* [THE PROBLEM]: Exactly reproduce all the records, keeping pictures out of the copy.

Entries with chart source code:
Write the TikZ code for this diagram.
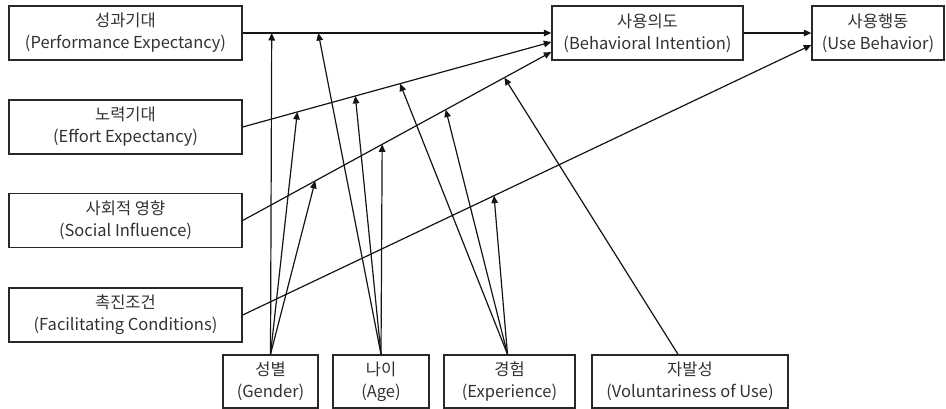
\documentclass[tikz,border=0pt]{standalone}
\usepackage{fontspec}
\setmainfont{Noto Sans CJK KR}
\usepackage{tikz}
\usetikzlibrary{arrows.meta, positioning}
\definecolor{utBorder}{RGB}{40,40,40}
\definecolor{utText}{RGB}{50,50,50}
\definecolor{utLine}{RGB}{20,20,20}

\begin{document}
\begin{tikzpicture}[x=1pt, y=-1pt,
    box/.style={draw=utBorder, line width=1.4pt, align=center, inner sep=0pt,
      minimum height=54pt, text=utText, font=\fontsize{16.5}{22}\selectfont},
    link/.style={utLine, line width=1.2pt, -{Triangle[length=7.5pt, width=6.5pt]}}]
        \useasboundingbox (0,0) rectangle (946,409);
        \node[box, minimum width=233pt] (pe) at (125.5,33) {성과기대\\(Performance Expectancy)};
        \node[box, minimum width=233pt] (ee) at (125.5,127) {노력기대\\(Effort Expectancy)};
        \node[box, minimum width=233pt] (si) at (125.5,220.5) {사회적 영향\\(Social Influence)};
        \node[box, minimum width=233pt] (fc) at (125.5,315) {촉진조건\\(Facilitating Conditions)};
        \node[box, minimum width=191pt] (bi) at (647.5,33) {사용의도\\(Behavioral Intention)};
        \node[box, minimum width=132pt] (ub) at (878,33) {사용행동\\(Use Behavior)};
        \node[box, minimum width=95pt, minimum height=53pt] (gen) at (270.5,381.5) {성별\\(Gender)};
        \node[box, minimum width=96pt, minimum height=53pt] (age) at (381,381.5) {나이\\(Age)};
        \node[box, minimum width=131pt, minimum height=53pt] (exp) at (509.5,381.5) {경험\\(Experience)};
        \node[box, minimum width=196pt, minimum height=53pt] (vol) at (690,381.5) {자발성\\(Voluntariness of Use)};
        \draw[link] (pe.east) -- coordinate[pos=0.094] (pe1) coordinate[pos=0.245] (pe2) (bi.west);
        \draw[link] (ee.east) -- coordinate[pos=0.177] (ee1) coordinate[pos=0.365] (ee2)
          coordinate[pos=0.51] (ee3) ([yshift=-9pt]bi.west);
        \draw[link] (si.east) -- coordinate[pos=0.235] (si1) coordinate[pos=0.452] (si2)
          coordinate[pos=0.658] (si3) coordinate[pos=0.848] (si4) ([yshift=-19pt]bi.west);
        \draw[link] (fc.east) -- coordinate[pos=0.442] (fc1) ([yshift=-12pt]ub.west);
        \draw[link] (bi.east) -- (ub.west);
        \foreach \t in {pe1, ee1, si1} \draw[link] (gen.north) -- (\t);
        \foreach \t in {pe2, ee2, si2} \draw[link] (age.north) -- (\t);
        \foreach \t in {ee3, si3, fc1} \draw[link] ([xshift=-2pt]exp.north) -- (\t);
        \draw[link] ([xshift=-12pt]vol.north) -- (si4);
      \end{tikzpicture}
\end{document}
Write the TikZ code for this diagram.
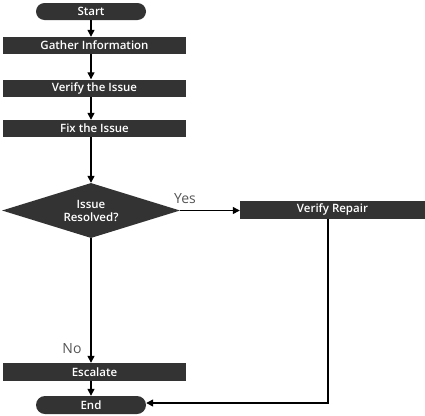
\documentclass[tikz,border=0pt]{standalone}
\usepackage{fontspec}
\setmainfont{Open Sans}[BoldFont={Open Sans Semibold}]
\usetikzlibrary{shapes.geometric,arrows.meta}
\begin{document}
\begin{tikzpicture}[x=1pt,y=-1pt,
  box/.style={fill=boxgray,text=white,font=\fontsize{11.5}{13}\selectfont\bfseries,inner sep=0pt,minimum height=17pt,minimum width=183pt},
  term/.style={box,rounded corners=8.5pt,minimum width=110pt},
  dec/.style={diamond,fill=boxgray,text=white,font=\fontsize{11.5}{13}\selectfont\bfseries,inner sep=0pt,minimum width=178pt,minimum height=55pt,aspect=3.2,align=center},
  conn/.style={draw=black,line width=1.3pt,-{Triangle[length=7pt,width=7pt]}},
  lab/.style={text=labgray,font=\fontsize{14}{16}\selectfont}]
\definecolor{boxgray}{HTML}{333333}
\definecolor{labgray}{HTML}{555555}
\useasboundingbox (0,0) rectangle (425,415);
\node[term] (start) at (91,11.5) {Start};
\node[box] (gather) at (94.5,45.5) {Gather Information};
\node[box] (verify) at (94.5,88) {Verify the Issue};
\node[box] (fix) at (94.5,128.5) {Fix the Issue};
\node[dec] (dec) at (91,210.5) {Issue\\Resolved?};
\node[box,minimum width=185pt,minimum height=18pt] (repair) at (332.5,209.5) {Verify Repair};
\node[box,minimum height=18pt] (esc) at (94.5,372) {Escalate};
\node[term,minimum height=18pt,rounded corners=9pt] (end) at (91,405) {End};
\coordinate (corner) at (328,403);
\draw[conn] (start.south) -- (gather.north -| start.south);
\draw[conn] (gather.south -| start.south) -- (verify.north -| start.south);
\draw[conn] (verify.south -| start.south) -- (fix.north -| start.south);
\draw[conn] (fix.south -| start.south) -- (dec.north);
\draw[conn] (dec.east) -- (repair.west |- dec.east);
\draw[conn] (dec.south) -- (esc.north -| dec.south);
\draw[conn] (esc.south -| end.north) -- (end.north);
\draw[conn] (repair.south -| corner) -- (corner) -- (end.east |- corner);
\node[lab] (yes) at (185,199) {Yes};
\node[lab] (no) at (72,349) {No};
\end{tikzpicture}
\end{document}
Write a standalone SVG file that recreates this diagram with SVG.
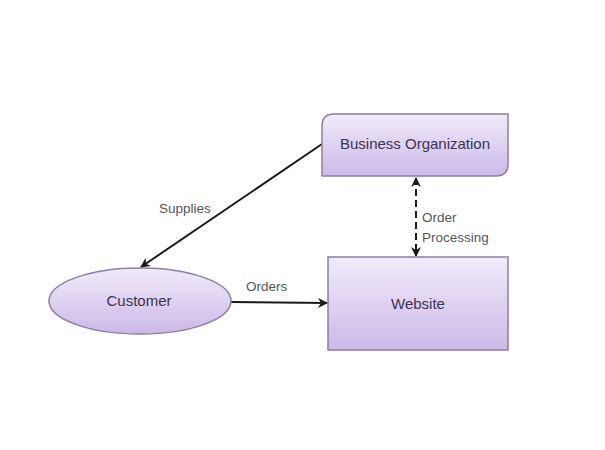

* [WORKED SOLUTION]:
Write the TikZ code for this diagram.
\documentclass[tikz,border=0pt]{standalone}
\usepackage{fontspec}
\setmainfont{Noto Sans CJK KR}
\usepackage{tikz}
\usetikzlibrary{arrows.meta, positioning}
\definecolor{utBorder}{RGB}{40,40,40}
\definecolor{utText}{RGB}{50,50,50}
\definecolor{utLine}{RGB}{20,20,20}

\begin{document}
\begin{tikzpicture}[x=1pt, y=-1pt,
    box/.style={draw=utBorder, line width=1.4pt, align=center, inner sep=0pt,
      minimum height=54pt, text=utText, font=\fontsize{16.5}{22}\selectfont},
    link/.style={utLine, line width=1.2pt, -{Triangle[length=7.5pt, width=6.5pt]}}]
        \useasboundingbox (0,0) rectangle (946,409);
        \node[box, minimum width=233pt] (pe) at (125.5,33) {성과기대\\(Performance Expectancy)};
        \node[box, minimum width=233pt] (ee) at (125.5,127) {노력기대\\(Effort Expectancy)};
        \node[box, minimum width=233pt] (si) at (125.5,220.5) {사회적 영향\\(Social Influence)};
        \node[box, minimum width=233pt] (fc) at (125.5,315) {촉진조건\\(Facilitating Conditions)};
        \node[box, minimum width=191pt] (bi) at (647.5,33) {사용의도\\(Behavioral Intention)};
        \node[box, minimum width=132pt] (ub) at (878,33) {사용행동\\(Use Behavior)};
        \node[box, minimum width=95pt, minimum height=53pt] (gen) at (270.5,381.5) {성별\\(Gender)};
        \node[box, minimum width=96pt, minimum height=53pt] (age) at (381,381.5) {나이\\(Age)};
        \node[box, minimum width=131pt, minimum height=53pt] (exp) at (509.5,381.5) {경험\\(Experience)};
        \node[box, minimum width=196pt, minimum height=53pt] (vol) at (690,381.5) {자발성\\(Voluntariness of Use)};
        \draw[link] (pe.east) -- coordinate[pos=0.094] (pe1) coordinate[pos=0.245] (pe2) (bi.west);
        \draw[link] (ee.east) -- coordinate[pos=0.177] (ee1) coordinate[pos=0.365] (ee2)
          coordinate[pos=0.51] (ee3) ([yshift=-9pt]bi.west);
        \draw[link] (si.east) -- coordinate[pos=0.235] (si1) coordinate[pos=0.452] (si2)
          coordinate[pos=0.658] (si3) coordinate[pos=0.848] (si4) ([yshift=-19pt]bi.west);
        \draw[link] (fc.east) -- coordinate[pos=0.442] (fc1) ([yshift=-12pt]ub.west);
        \draw[link] (bi.east) -- (ub.west);
        \foreach \t in {pe1, ee1, si1} \draw[link] (gen.north) -- (\t);
        \foreach \t in {pe2, ee2, si2} \draw[link] (age.north) -- (\t);
        \foreach \t in {ee3, si3, fc1} \draw[link] ([xshift=-2pt]exp.north) -- (\t);
        \draw[link] ([xshift=-12pt]vol.north) -- (si4);
      \end{tikzpicture}
\end{document}
Write the TikZ code for this diagram.
\documentclass[tikz,border=0pt]{standalone}
\usepackage{fontspec}
\setmainfont{Open Sans}[BoldFont={Open Sans Semibold}]
\usetikzlibrary{shapes.geometric,arrows.meta}
\begin{document}
\begin{tikzpicture}[x=1pt,y=-1pt,
  box/.style={fill=boxgray,text=white,font=\fontsize{11.5}{13}\selectfont\bfseries,inner sep=0pt,minimum height=17pt,minimum width=183pt},
  term/.style={box,rounded corners=8.5pt,minimum width=110pt},
  dec/.style={diamond,fill=boxgray,text=white,font=\fontsize{11.5}{13}\selectfont\bfseries,inner sep=0pt,minimum width=178pt,minimum height=55pt,aspect=3.2,align=center},
  conn/.style={draw=black,line width=1.3pt,-{Triangle[length=7pt,width=7pt]}},
  lab/.style={text=labgray,font=\fontsize{14}{16}\selectfont}]
\definecolor{boxgray}{HTML}{333333}
\definecolor{labgray}{HTML}{555555}
\useasboundingbox (0,0) rectangle (425,415);
\node[term] (start) at (91,11.5) {Start};
\node[box] (gather) at (94.5,45.5) {Gather Information};
\node[box] (verify) at (94.5,88) {Verify the Issue};
\node[box] (fix) at (94.5,128.5) {Fix the Issue};
\node[dec] (dec) at (91,210.5) {Issue\\Resolved?};
\node[box,minimum width=185pt,minimum height=18pt] (repair) at (332.5,209.5) {Verify Repair};
\node[box,minimum height=18pt] (esc) at (94.5,372) {Escalate};
\node[term,minimum height=18pt,rounded corners=9pt] (end) at (91,405) {End};
\coordinate (corner) at (328,403);
\draw[conn] (start.south) -- (gather.north -| start.south);
\draw[conn] (gather.south -| start.south) -- (verify.north -| start.south);
\draw[conn] (verify.south -| start.south) -- (fix.north -| start.south);
\draw[conn] (fix.south -| start.south) -- (dec.north);
\draw[conn] (dec.east) -- (repair.west |- dec.east);
\draw[conn] (dec.south) -- (esc.north -| dec.south);
\draw[conn] (esc.south -| end.north) -- (end.north);
\draw[conn] (repair.south -| corner) -- (corner) -- (end.east |- corner);
\node[lab] (yes) at (185,199) {Yes};
\node[lab] (no) at (72,349) {No};
\end{tikzpicture}
\end{document}
Write a standalone SVG file that recreates this diagram with SVG.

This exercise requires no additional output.